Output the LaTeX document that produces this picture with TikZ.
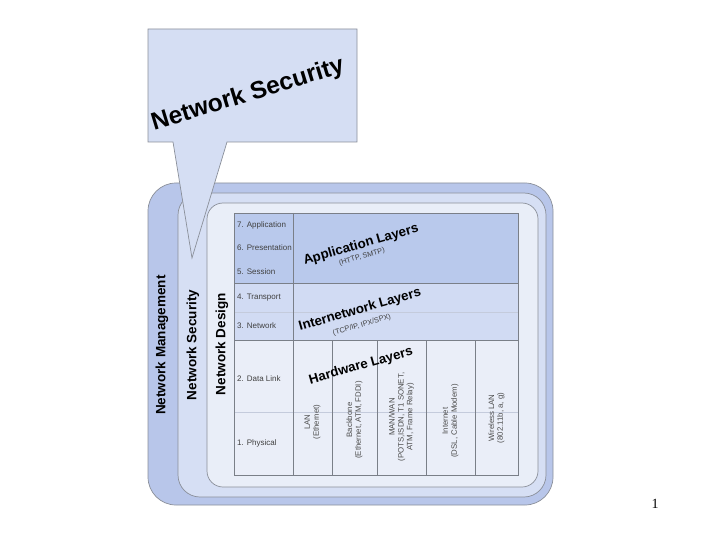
\documentclass[tikz,border=0pt]{standalone}
\usepackage{fontspec}
\setmainfont{Liberation Sans}
\newfontfamily\pagenumfont{Liberation Serif}
\definecolor{mgmtcol}{HTML}{B8C6EA}
\definecolor{seccol}{HTML}{D6DFF4}
\definecolor{descol}{HTML}{E9EEF8}
\definecolor{appcol}{HTML}{B9C9EC}
\definecolor{inetcol}{HTML}{D1DBF3}
\definecolor{hwcol}{HTML}{EAEEF8}
\definecolor{callcol}{HTML}{D5DEF3}
\definecolor{edgecol}{HTML}{8A8F99}
\definecolor{gridcol}{HTML}{7A7F88}
\definecolor{faintcol}{HTML}{C4CBDC}
\tikzset{
  layerbox/.style={draw=edgecol, line width=0.7pt},
  rowlab/.style={font=\fontsize{8}{9}\selectfont, text=black!75, anchor=west, inner sep=0pt},
  vlab/.style={font=\bfseries\fontsize{13.5}{15}\selectfont, rotate=90, inner sep=0pt},
  hwlab/.style={font=\fontsize{7.8}{8.8}\selectfont, align=center, rotate=90, text=black!70, inner sep=0pt},
  biglab/.style={font=\bfseries\fontsize{13.3}{15}\selectfont, rotate=16, inner sep=0pt},
  sublab/.style={font=\fontsize{7.3}{8}\selectfont, rotate=16, text=black!75, inner sep=0pt},
  gridline/.style={draw=gridcol, line width=0.8pt},
  faintline/.style={draw=faintcol, line width=0.7pt}
}
\begin{document}
\begin{tikzpicture}[x=1pt,y=-1pt]
\useasboundingbox (0,0) rectangle (720,540);
% nested layers
\draw[layerbox, fill=mgmtcol, rounded corners=28] (148,183) rectangle (553,505);
\draw[layerbox, fill=seccol, rounded corners=22] (178,193) rectangle (546,497);
\draw[layerbox, fill=descol, rounded corners=16] (207,203) rectangle (538,487);
% table bands
\fill[appcol] (234,213) rectangle (518,283);
\fill[inetcol] (234,283) rectangle (518,340);
\fill[hwcol] (234,340) rectangle (518,475);
\draw[faintline] (234,312) -- (518,312);
\draw[faintline] (234,412) -- (518,412);
\draw[gridline] (234,283) -- (518,283);
\draw[gridline] (234,340) -- (518,340);
\draw[gridline] (293,213) -- (293,475);
\foreach \xx in {332,377,426,475} \draw[gridline] (\xx,340) -- (\xx,475);
\draw[gridline] (234,213) rectangle (518,475);
% row labels
\node[rowlab] (r7) at (237,225) {7. Application};
\node[rowlab] (r6) at (237,248) {6. Presentation};
\node[rowlab] (r5) at (237,272) {5. Session};
\node[rowlab] (r4) at (237,298) {4. Transport};
\node[rowlab] (r3) at (237,326) {3. Network};
\node[rowlab] (r2) at (237,379) {2. Data Link};
\node[rowlab] (r1) at (237,443) {1. Physical};
% hardware columns
\node[hwlab] (lan) at (312.5,422) {LAN\\(Ethernet)};
\node[hwlab] (bb) at (354.5,420) {Backbone\\(Ethernet, ATM, FDDI)};
\node[hwlab] (man) at (401.5,417) {MAN/WAN\\(POTS,ISDN, T1 SONET,\\ATM, Frame Relay)};
\node[hwlab] (inet) at (450.5,421) {Internet\\(DSL, Cable Modem)};
\node[hwlab] (wlan) at (496.5,418) {Wireless LAN\\(802.11b, a, g)};
% band titles
\node[biglab] (appt) at (361,245) {Application Layers};
\node[sublab] (apps) at (362,257) {(HTTP, SMTP)};
\node[biglab] (inett) at (360,310) {Internetwork Layers};
\node[sublab] (inets) at (362,325) {(TCP/IP, IPX/SPX)};
\node[biglab] (hwt) at (361,366) {Hardware Layers};
% vertical layer names
\node[vlab] (mgmt) at (162,345) {Network Management};
\node[vlab] (sec) at (193,345) {Network Security};
\node[vlab] (des) at (222,344) {Network Design};
% callout
\draw[draw=edgecol, line width=0.7pt, fill=callcol, line join=miter]
  (148,29) -- (357,29) -- (357,142) -- (227,142) -- (192,258) -- (173,142) -- (148,142) -- cycle;
\node[font=\bfseries\fontsize{24.5}{28}\selectfont, rotate=17, inner sep=0pt] (callt) at (248,95) {Network Security};
% page number
\node[font=\pagenumfont\fontsize{14}{16}\selectfont, inner sep=0pt] (pnum) at (655,504) {1};
\end{tikzpicture}
\end{document}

**BRIEF**
Using the data above, print every line exactly, omitting pictures.

**SOLUTION TO THE PROBLEM**
Output the LaTeX document that produces this picture with TikZ.
\documentclass[tikz,border=0pt]{standalone}
\usepackage{fontspec}
\setmainfont{Liberation Sans}
\newfontfamily\pagenumfont{Liberation Serif}
\definecolor{mgmtcol}{HTML}{B8C6EA}
\definecolor{seccol}{HTML}{D6DFF4}
\definecolor{descol}{HTML}{E9EEF8}
\definecolor{appcol}{HTML}{B9C9EC}
\definecolor{inetcol}{HTML}{D1DBF3}
\definecolor{hwcol}{HTML}{EAEEF8}
\definecolor{callcol}{HTML}{D5DEF3}
\definecolor{edgecol}{HTML}{8A8F99}
\definecolor{gridcol}{HTML}{7A7F88}
\definecolor{faintcol}{HTML}{C4CBDC}
\tikzset{
  layerbox/.style={draw=edgecol, line width=0.7pt},
  rowlab/.style={font=\fontsize{8}{9}\selectfont, text=black!75, anchor=west, inner sep=0pt},
  vlab/.style={font=\bfseries\fontsize{13.5}{15}\selectfont, rotate=90, inner sep=0pt},
  hwlab/.style={font=\fontsize{7.8}{8.8}\selectfont, align=center, rotate=90, text=black!70, inner sep=0pt},
  biglab/.style={font=\bfseries\fontsize{13.3}{15}\selectfont, rotate=16, inner sep=0pt},
  sublab/.style={font=\fontsize{7.3}{8}\selectfont, rotate=16, text=black!75, inner sep=0pt},
  gridline/.style={draw=gridcol, line width=0.8pt},
  faintline/.style={draw=faintcol, line width=0.7pt}
}
\begin{document}
\begin{tikzpicture}[x=1pt,y=-1pt]
\useasboundingbox (0,0) rectangle (720,540);
% nested layers
\draw[layerbox, fill=mgmtcol, rounded corners=28] (148,183) rectangle (553,505);
\draw[layerbox, fill=seccol, rounded corners=22] (178,193) rectangle (546,497);
\draw[layerbox, fill=descol, rounded corners=16] (207,203) rectangle (538,487);
% table bands
\fill[appcol] (234,213) rectangle (518,283);
\fill[inetcol] (234,283) rectangle (518,340);
\fill[hwcol] (234,340) rectangle (518,475);
\draw[faintline] (234,312) -- (518,312);
\draw[faintline] (234,412) -- (518,412);
\draw[gridline] (234,283) -- (518,283);
\draw[gridline] (234,340) -- (518,340);
\draw[gridline] (293,213) -- (293,475);
\foreach \xx in {332,377,426,475} \draw[gridline] (\xx,340) -- (\xx,475);
\draw[gridline] (234,213) rectangle (518,475);
% row labels
\node[rowlab] (r7) at (237,225) {7. Application};
\node[rowlab] (r6) at (237,248) {6. Presentation};
\node[rowlab] (r5) at (237,272) {5. Session};
\node[rowlab] (r4) at (237,298) {4. Transport};
\node[rowlab] (r3) at (237,326) {3. Network};
\node[rowlab] (r2) at (237,379) {2. Data Link};
\node[rowlab] (r1) at (237,443) {1. Physical};
% hardware columns
\node[hwlab] (lan) at (312.5,422) {LAN\\(Ethernet)};
\node[hwlab] (bb) at (354.5,420) {Backbone\\(Ethernet, ATM, FDDI)};
\node[hwlab] (man) at (401.5,417) {MAN/WAN\\(POTS,ISDN, T1 SONET,\\ATM, Frame Relay)};
\node[hwlab] (inet) at (450.5,421) {Internet\\(DSL, Cable Modem)};
\node[hwlab] (wlan) at (496.5,418) {Wireless LAN\\(802.11b, a, g)};
% band titles
\node[biglab] (appt) at (361,245) {Application Layers};
\node[sublab] (apps) at (362,257) {(HTTP, SMTP)};
\node[biglab] (inett) at (360,310) {Internetwork Layers};
\node[sublab] (inets) at (362,325) {(TCP/IP, IPX/SPX)};
\node[biglab] (hwt) at (361,366) {Hardware Layers};
% vertical layer names
\node[vlab] (mgmt) at (162,345) {Network Management};
\node[vlab] (sec) at (193,345) {Network Security};
\node[vlab] (des) at (222,344) {Network Design};
% callout
\draw[draw=edgecol, line width=0.7pt, fill=callcol, line join=miter]
  (148,29) -- (357,29) -- (357,142) -- (227,142) -- (192,258) -- (173,142) -- (148,142) -- cycle;
\node[font=\bfseries\fontsize{24.5}{28}\selectfont, rotate=17, inner sep=0pt] (callt) at (248,95) {Network Security};
% page number
\node[font=\pagenumfont\fontsize{14}{16}\selectfont, inner sep=0pt] (pnum) at (655,504) {1};
\end{tikzpicture}
\end{document}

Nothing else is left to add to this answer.